WRITTEN EXERCISE
Take every line from the first down to the line with "base_values = [0.0] * 66" and set it down exactly, without the pictures.

════

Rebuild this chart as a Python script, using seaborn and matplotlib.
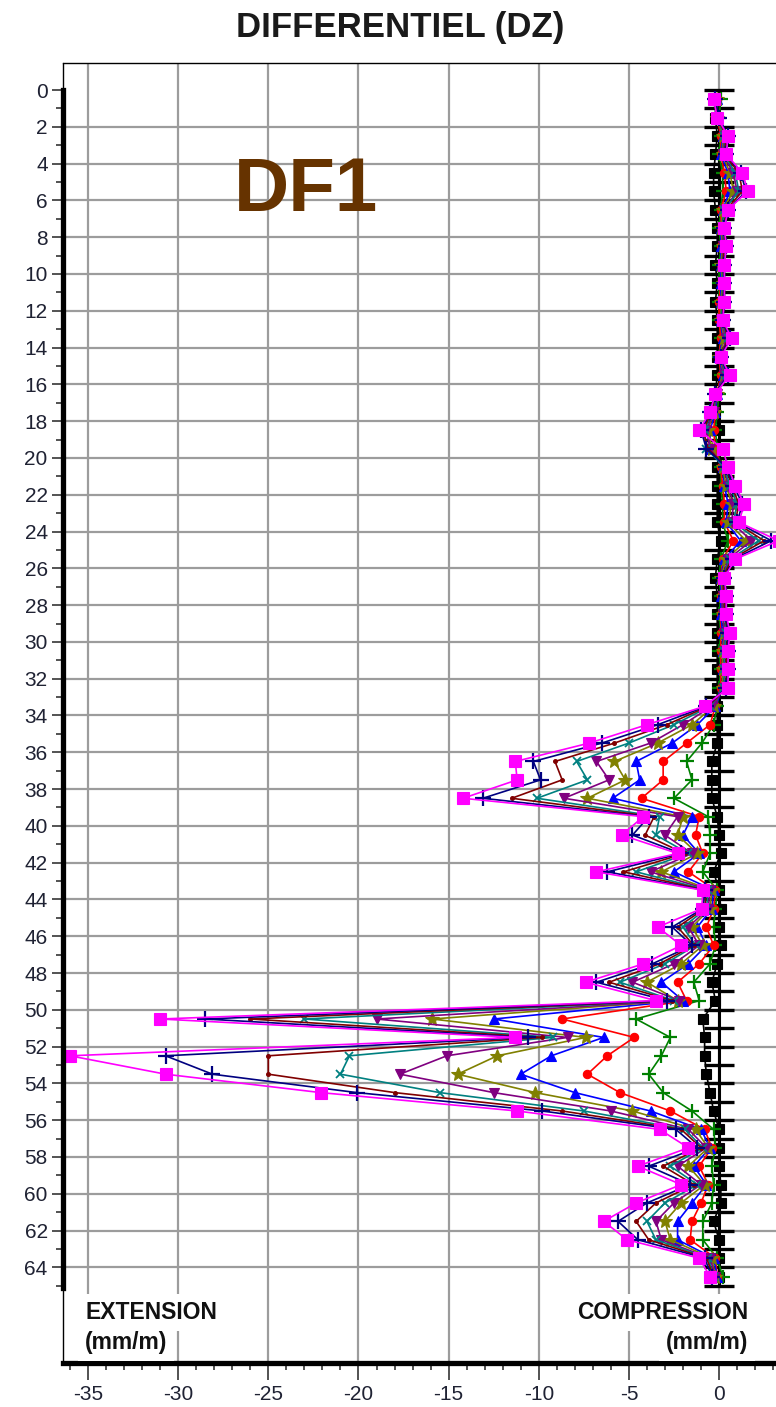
import numpy as np
import pandas as pd
import matplotlib
matplotlib.use("Agg")
import matplotlib.pyplot as plt
import seaborn as sns

# measurement depths (m) and the reference reading line
depths = np.arange(0.5, 65.0, 1.0)
base_depths = list(range(66))
base_values = [0.0] * 66

# readings in mm/m, first row 0.5 - 32.5 m, second row 33.5 - 64.5 m
black = [-0.2, -0.2, -0.1, -0.2, -0.3, -0.3, -0.2, -0.1, -0.1, -0.2, -0.1, -0.2, -0.1, -0.1, -0.1, -0.1, -0.2, -0.2, 0.0, 0.0, -0.1, -0.1, -0.1, -0.1, 0.1, -0.1, -0.2, -0.1, -0.1, -0.1, -0.1, -0.1, -0.1,
         -0.1, -0.1, -0.1, -0.4, -0.4, -0.4, -0.1, 0.0, 0.1, -0.3, 0.0, 0.1, 0.0, 0.1, -0.1, -0.4, -0.2, -0.9, -0.8, -0.8, -0.7, -0.5, -0.3, 0.0, 0.0, 0.0, 0.1, 0.1, -0.3, 0.0, 0.0, 0.0]
green = [0.1, 0.0, 0.1, 0.0, 0.2, 0.2, 0.1, 0.0, 0.1, 0.0, 0.0, 0.0, 0.0, 0.1, 0.0, 0.1, 0.0, -0.1, -0.2, -0.1, 0.1, 0.1, 0.2, 0.2, 0.5, 0.1, 0.0, 0.1, 0.0, 0.1, 0.0, 0.1, 0.0,
         -0.1, -0.3, -0.95, -1.8, -1.5, -2.5, -0.6, -0.5, -0.5, -0.9, -0.1, -0.2, -0.3, -0.2, -0.5, -1.4, -1.1, -4.6, -2.7, -3.2, -3.9, -3.1, -1.5, -0.3, -0.2, -0.4, -0.3, -0.4, -0.9, -0.9, -0.1, 0.2]
red = [-0.1, -0.1, 0.1, 0.1, 0.3, 0.4, 0.1, 0.1, 0.1, 0.1, 0.1, 0.0, 0.0, 0.1, 0.0, 0.1, -0.1, -0.2, -0.3, -0.2, 0.1, 0.2, 0.3, 0.3, 0.8, 0.2, 0.1, 0.1, 0.1, 0.1, 0.1, 0.1, 0.1,
       -0.2, -0.5, -1.8, -3.1, -3.1, -4.3, -1.1, -1.3, -0.9, -1.7, -0.2, -0.3, -0.7, -0.3, -1.1, -2.3, -1.8, -8.7, -4.7, -6.2, -7.3, -5.5, -2.7, -0.8, -0.4, -1.1, -0.6, -1.0, -1.5, -1.6, -0.2, -0.1]
blue = [-0.1, -0.1, 0.2, 0.1, 0.5, 0.6, 0.2, 0.1, 0.1, 0.1, 0.1, 0.1, 0.1, 0.2, 0.0, 0.2, -0.1, -0.2, -0.5, -0.5, 0.2, 0.3, 0.5, 0.4, 1.2, 0.3, 0.1, 0.1, 0.1, 0.2, 0.2, 0.2, 0.2,
        -0.2, -1.2, -2.6, -4.6, -4.4, -5.9, -1.5, -2.0, -1.1, -2.5, -0.3, -0.4, -1.2, -0.7, -1.7, -3.2, -2.0, -12.5, -6.4, -9.3, -11.0, -8.0, -3.8, -1.0, -0.5, -1.4, -0.7, -1.5, -2.3, -2.3, -0.3, -0.1]
olive = [-0.1, -0.1, 0.2, 0.2, 0.6, 0.8, 0.2, 0.1, 0.2, 0.1, 0.2, 0.1, 0.1, 0.3, 0.0, 0.3, -0.1, -0.3, -0.6, -0.4, 0.2, 0.4, 0.7, 0.5, 1.5, 0.4, 0.1, 0.2, 0.2, 0.3, 0.2, 0.2, 0.2,
         -0.3, -1.5, -3.4, -5.8, -5.2, -7.3, -2.0, -2.3, -1.2, -3.2, -0.4, -0.5, -1.5, -0.9, -2.1, -4.0, -2.3, -15.9, -7.4, -12.3, -14.5, -10.2, -4.8, -1.3, -0.6, -1.7, -0.8, -2.1, -3.0, -2.7, -0.4, -0.2]
purple = [-0.2, -0.1, 0.3, 0.2, 0.8, 1.0, 0.3, 0.2, 0.2, 0.2, 0.2, 0.2, 0.1, 0.4, 0.1, 0.3, -0.1, -0.3, -0.7, -0.5, 0.3, 0.5, 0.8, 0.7, 1.8, 0.5, 0.2, 0.2, 0.2, 0.3, 0.3, 0.3, 0.3,
          -0.4, -2.0, -3.8, -6.8, -6.1, -8.6, -2.3, -3.0, -1.5, -3.8, -0.5, -0.6, -1.7, -1.1, -2.5, -4.8, -2.2, -19.0, -8.4, -15.1, -17.7, -12.5, -6.0, -1.7, -0.7, -2.3, -1.0, -2.5, -3.5, -3.2, -0.5, -0.2]
teal = [-0.2, -0.1, 0.3, 0.3, 0.9, 1.1, 0.3, 0.2, 0.3, 0.2, 0.2, 0.2, 0.1, 0.5, 0.1, 0.4, -0.1, -0.4, -0.8, -0.7, 0.3, 0.6, 1.0, 0.8, 2.2, 0.6, 0.2, 0.3, 0.3, 0.4, 0.3, 0.3, 0.3,
        -0.5, -2.5, -5.0, -7.9, -7.3, -10.1, -3.3, -3.5, -1.7, -4.6, -0.6, -0.7, -2.0, -1.3, -3.0, -5.5, -2.5, -23.0, -9.2, -20.5, -21.0, -15.5, -7.5, -1.9, -0.9, -2.7, -1.2, -3.0, -4.0, -3.5, -0.6, -0.3]
brown = [-0.2, -0.1, 0.4, 0.3, 1.1, 1.3, 0.4, 0.3, 0.3, 0.2, 0.3, 0.2, 0.2, 0.5, 0.1, 0.5, -0.2, -0.4, -0.9, -0.6, 0.4, 0.7, 1.1, 0.9, 2.5, 0.7, 0.2, 0.3, 0.3, 0.5, 0.4, 0.4, 0.4,
         -0.6, -2.9, -5.8, -9.1, -8.7, -11.5, -3.6, -4.1, -1.9, -5.3, -0.7, -0.8, -2.3, -1.4, -3.3, -6.1, -2.6, -26.0, -9.8, -25.0, -25.0, -18.0, -8.7, -2.1, -1.0, -3.1, -1.4, -3.5, -4.6, -3.9, -0.7, -0.3]
navy = [-0.2, 0.0, 0.5, 0.4, 1.2, 1.5, 0.5, 0.3, 0.4, 0.3, 0.3, 0.3, 0.2, 0.6, 0.1, 0.5, -0.2, -0.5, -1.0, -0.7, 0.4, 0.8, 1.3, 1.0, 2.9, 0.8, 0.3, 0.4, 0.4, 0.5, 0.5, 0.5, 0.4,
        -0.7, -3.4, -6.5, -10.3, -9.9, -13.1, -3.9, -4.8, -2.1, -6.2, -0.8, -0.9, -2.6, -1.5, -3.7, -6.8, -2.9, -28.5, -10.6, -30.7, -28.1, -20.1, -9.8, -2.4, -1.2, -3.9, -1.6, -4.0, -5.6, -4.5, -0.8, -0.4]
magenta = [-0.3, -0.1, 0.5, 0.4, 1.3, 1.6, 0.5, 0.3, 0.4, 0.3, 0.3, 0.3, 0.2, 0.7, 0.1, 0.6, -0.2, -0.5, -1.1, 0.2, 0.5, 0.9, 1.4, 1.1, 3.3, 0.9, 0.3, 0.4, 0.4, 0.6, 0.5, 0.5, 0.5,
           -0.8, -4.0, -7.2, -11.3, -11.2, -14.2, -4.2, -5.4, -2.3, -6.8, -0.9, -0.95, -3.4, -2.1, -4.2, -7.4, -3.5, -31.0, -11.3, -36.0, -30.7, -22.1, -11.2, -3.3, -1.7, -4.5, -2.1, -4.6, -6.4, -5.1, -1.1, -0.5]

x_ticks = [-35, -30, -25, -20, -15, -10, -5, 0]
y_ticks = list(range(0, 65, 2))

# name, values, colour, marker, marker size, edge width
series = [
    ("black", black, "#000000", "s", 7.5, 0.8),
    ("green", green, "#008000", "+", 10, 1.6),
    ("red", red, "#ff0000", "o", 6, 0.8),
    ("blue", blue, "#0000ff", "^", 7, 0.8),
    ("olive", olive, "#808000", "*", 10, 0.8),
    ("purple", purple, "#800080", "v", 7.5, 0.8),
    ("teal", teal, "#008080", "x", 5.5, 1.3),
    ("brown", brown, "#800000", ".", 5.5, 0.8),
    ("navy", navy, "#000080", "+", 11, 1.6),
    ("magenta", magenta, "#ff00ff", "s", 8, 0.8),
]

sns.set_theme(style="white")
plt.rcParams["font.family"] = ["Liberation Sans", "DejaVu Sans"]

XMIN, XMAX = -36.39, 3.16
YTOP, YBOT = -1.47, 69.2

fig = plt.figure(figsize=(7.76, 14.07), dpi=100)
ax = fig.add_axes([63 / 776, 44 / 1407, 713 / 776, 1300 / 1407])

sns.lineplot(x=base_values, y=base_depths, orient="y", sort=False, estimator=None,
             color="black", marker="_", markersize=22, markeredgewidth=2.4,
             markeredgecolor="black", linewidth=2.2, ax=ax, legend=False)

for name, vals, color, marker, ms, mew in series:
    sns.lineplot(x=vals, y=depths, orient="y", sort=False, estimator=None,
                 color=color, marker=marker, markersize=ms, markeredgecolor=color,
                 markeredgewidth=mew, linewidth=1.2, ax=ax, legend=False)

ax.set_xlim(XMIN, XMAX)
ax.set_ylim(YBOT, YTOP)
ax.set_xticks(x_ticks)
ax.set_xticklabels([str(t) for t in x_ticks])
ax.set_xticks(np.arange(-36, 4, 1), minor=True)
ax.set_yticks(y_ticks)
ax.set_yticklabels([str(t) for t in y_ticks])
ax.set_yticks(np.arange(1, 66, 2), minor=True)
ax.set_xlabel("")
ax.set_ylabel("")

ax.set_axisbelow(True)
ax.grid(True, which="major", color="#9c9c9c", linewidth=1.6)
ax.get_ygridlines()[0].set_visible(False)

ax.tick_params(axis="y", which="major", length=8, width=1.3, color="#444444",
               labelsize=15, labelcolor="#1f2233", pad=3, left=True)
ax.tick_params(axis="y", which="minor", length=5, width=1.3, color="#444444", left=True)
ax.tick_params(axis="x", which="major", length=12, width=1.3, color="#444444",
               labelsize=15, labelcolor="#1f2233", pad=4, bottom=True)
ax.tick_params(axis="x", which="minor", length=5, width=1.3, color="#444444", bottom=True)

for s in ax.spines.values():
    s.set_color("black")
ax.spines["top"].set_linewidth(1)
ax.spines["right"].set_visible(False)
ax.spines["bottom"].set_linewidth(3.8)
ax.spines["left"].set_linewidth(3.8)
ax.spines["left"].set_bounds(0, 65.1)
ax.axvline(XMIN, color="black", linewidth=1, clip_on=False)

box = dict(facecolor="white", edgecolor="none", pad=5)
ax.text(-35.16, 66.45, "EXTENSION", fontsize=16.5, fontweight="bold", color="#111111",
        ha="left", va="center", bbox=box, zorder=6)
ax.text(-35.16, 68.1, "(mm/m)", fontsize=16.5, fontweight="bold", color="#111111",
        ha="left", va="center", bbox=box, zorder=6)
ax.text(1.6, 66.45, "COMPRESSION", fontsize=16.5, fontweight="bold", color="#111111",
        ha="right", va="center", bbox=box, zorder=6)
ax.text(1.6, 68.1, "(mm/m)", fontsize=16.5, fontweight="bold", color="#111111",
        ha="right", va="center", bbox=box, zorder=6)

ax.text(-22.9, 5.5, "DF1", fontsize=55, fontweight="bold", color="#663300",
        ha="center", va="center", zorder=6)

fig.text(400 / 776, 1 - 27 / 1407, "DIFFERENTIEL (DZ)", fontsize=25, fontweight="bold",
         color="#1a1a1a", ha="center", va="center")

fig.savefig("out.png", dpi=100)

════

SOLUTION
Rebuild this chart as a Python script, using seaborn and matplotlib.
import numpy as np
import pandas as pd
import matplotlib
matplotlib.use("Agg")
import matplotlib.pyplot as plt
import seaborn as sns

# measurement depths (m) and the reference reading line
depths = np.arange(0.5, 65.0, 1.0)
base_depths = list(range(66))
base_values = [0.0] * 66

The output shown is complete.